In article <email@example.com>,
Vidyasankar Sundaresan <firstname.lastname@example.org> wrote:
>In article <email@example.com> firstname.lastname@example.org (Vijay
>Sadananda Pai) writes:
>> But I'll quote some sruti for you
>> Rg Veda: om tad visnoh paramam padam sada pasyanti surayah
>> "All the demigods are constantly looking to the supreme feet
>> of Lord Vishnu"
>And the same verse goes on to say,
>"te brahmaloke parAntakAle paramrtAt parimucyanti sarve" - indicating that
>there is yet another stage of moksha for these nitya sUris, which is that
You are entirely extrapolating the part about "which is that of non-difference"
This verse nowhere says anything to that effect. Typical mayavadi tactic.
>So, who disputes that? Shall I quote the Kaivalya upanishad and the
>Sannyasa Upanishad? Are you prepared to accept their statements as Sruti?
I accept sruti. Nevertheless, I am not about to perform
animal sacrifices because those are karma-kanda. Similarly,
there is another stage of theoretically knowing oneself as Brahman.

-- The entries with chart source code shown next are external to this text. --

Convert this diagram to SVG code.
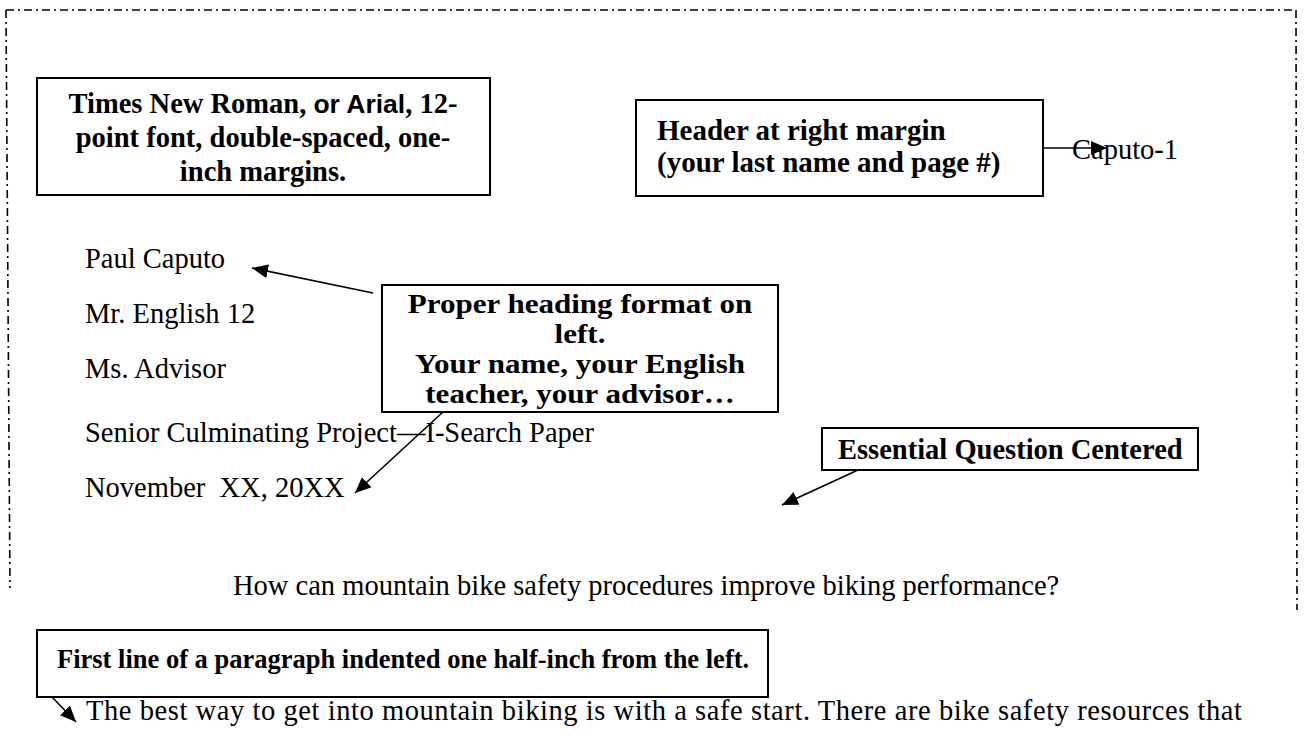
<svg xmlns="http://www.w3.org/2000/svg" width="1304" height="750" viewBox="0 0 1304 750">
<defs>
<style>
.box{fill:#fff;stroke:#000;stroke-width:2}
.bt{font-family:"Liberation Serif","Times New Roman",serif;font-weight:bold;fill:#000}
.ba{font-family:"Liberation Sans",Arial,sans-serif;font-weight:bold}
.body{font-family:"Liberation Serif","Times New Roman",serif;font-size:28.5px;fill:#000}
.conn{stroke:#000;stroke-width:1.6;fill:none}
.border{stroke:#000;stroke-width:1.6;fill:none;stroke-dasharray:8 4 2 4}
</style>
<marker id="ah" markerUnits="userSpaceOnUse" markerWidth="18" markerHeight="14" refX="16" refY="7" orient="auto">
<path d="M0,0 L16,7 L0,14 Z" fill="#000"/>
</marker>
</defs>
<rect width="1304" height="750" fill="#fff"/>
<g id="page-border">
<path class="border" d="M6,10 L1296,10 M6,10 L10,588 M1296,10 L1297,610"/>
</g>
<g id="body-text">
<text class="body" x="1072" y="159">Caputo-1</text>
<text class="body" x="85" y="268">Paul Caputo</text>
<text class="body" x="85" y="323">Mr. English 12</text>
<text class="body" x="85" y="378">Ms. Advisor</text>
<text class="body" x="85" y="442">Senior Culminating Project—I-Search Paper</text>
<text class="body" x="85" y="497" xml:space="preserve">November  XX, 20XX</text>
<text class="body" x="233" y="595">How can mountain bike safety procedures improve biking performance?</text>
<text class="body" x="86" y="720" textLength="1156" lengthAdjust="spacing">The best way to get into mountain biking is with a safe start. There are bike safety resources that</text>
</g>
<g id="connectors">
<line class="conn" x1="1043" y1="148" x2="1107" y2="148" marker-end="url(#ah)"/>
<line class="conn" x1="373" y1="293" x2="252" y2="268" marker-end="url(#ah)"/>
<line class="conn" x1="443" y1="412" x2="355" y2="493" marker-end="url(#ah)"/>
<line class="conn" x1="858" y1="470" x2="782" y2="505" marker-end="url(#ah)"/>
<line class="conn" x1="52" y1="697" x2="76" y2="722" marker-end="url(#ah)"/>
</g>
<g id="font-note">
<rect class="box" x="37" y="78" width="453" height="117"/>
<text class="bt" font-size="28.5" text-anchor="middle"><tspan x="263" y="113">Times New Roman, <tspan class="ba" font-size="26.5">or Arial</tspan>, 12-</tspan><tspan x="263" y="147">point font, double-spaced, one-</tspan><tspan x="263" y="181">inch margins.</tspan></text>
</g>
<g id="header-note">
<rect class="box" x="636" y="100" width="407" height="96"/>
<text class="bt" font-size="29"><tspan x="657" y="140">Header at right margin</tspan><tspan x="657" y="172">(your last name and page #)</tspan></text>
</g>
<g id="heading-note">
<rect class="box" x="382" y="285" width="396" height="127"/>
<text class="bt" font-size="27" text-anchor="middle" transform="translate(580,0) scale(1.15,1)"><tspan x="0" y="313">Proper heading format on</tspan><tspan x="0" y="343">left.</tspan><tspan x="0" y="373">Your name, your English</tspan><tspan x="0" y="403">teacher, your advisor…</tspan></text>
</g>
<g id="question-note">
<rect class="box" x="822" y="428" width="376" height="42"/>
<text class="bt" font-size="28.5" x="838" y="459">Essential Question Centered</text>
</g>
<g id="indent-note">
<rect class="box" x="37" y="630" width="731" height="67"/>
<text class="bt" font-size="26.5" x="57" y="668">First line of a paragraph indented one half-inch from the left.</text>
</g>
</svg>
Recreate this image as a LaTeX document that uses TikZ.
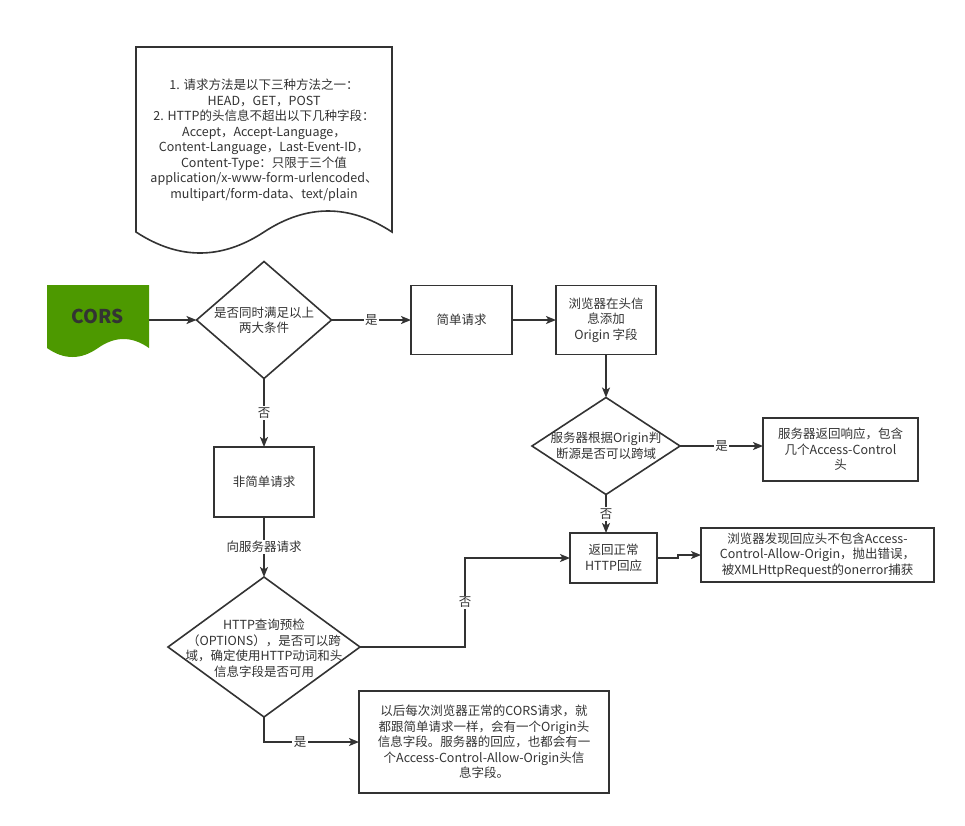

That stage is not wrong, only incomplete; one must develop the
activities of Brahman, which are to please the Supreme Brahman
through bhakti. Bhakti is superior to karma and jnana, so there
is no point trying some other path.
>> Or as sectarian as math majors are when they fanatically argue
>> that "2+2=4 dammit! I know it is." There's no sectarianism in the
>Nice try. 2+2=4 is a mathematical truth. Try putting Vedanta into such a
>formula. Why are ashamed of your Vaishnava sectarianism, and why do you
Are you saying that there is no right answer in Vedanta? If so, this is a real
compromise against the rigidness of the very first sutra of the Brahma-sutra
"athato brahma jijnasa" : Now question about the Absolute Truth. It does not
say the Absolute Truths. There is only 1 Absolute Truth, so there can be
no sectarianism with regards to it.
I am not ashamed of being a Vaisnava, and I refuse to consider Krishna
consciousness sectarian. Prabhupada always said that Christians should very
carefully follow the teachings of Jesus, that Muslims should very carefully
follow the Koran, and so forth. The "Holy Name" pamphlet handed out at
a street festival in Houston showed interfaith support for the process
of chanting the Holy Name, citing passages from the Old & New Testaments,
Koran, Buddhist works, etc. Chaitanya Mahaprabhu preached to Muslims in
Prayag entirely by citing verses from the Koran; they realized that the
Koran was subtly hinting at higher advancement through chanting Hare
Krishna, so they started on the Vaisnava path. Their descendants are
still there in Allahabad today and called "Pathan Vaisnavas". So there
is no sectarianism in this process, but there is a lot of sectarianism
in those who insist on rigidly noncommital statements.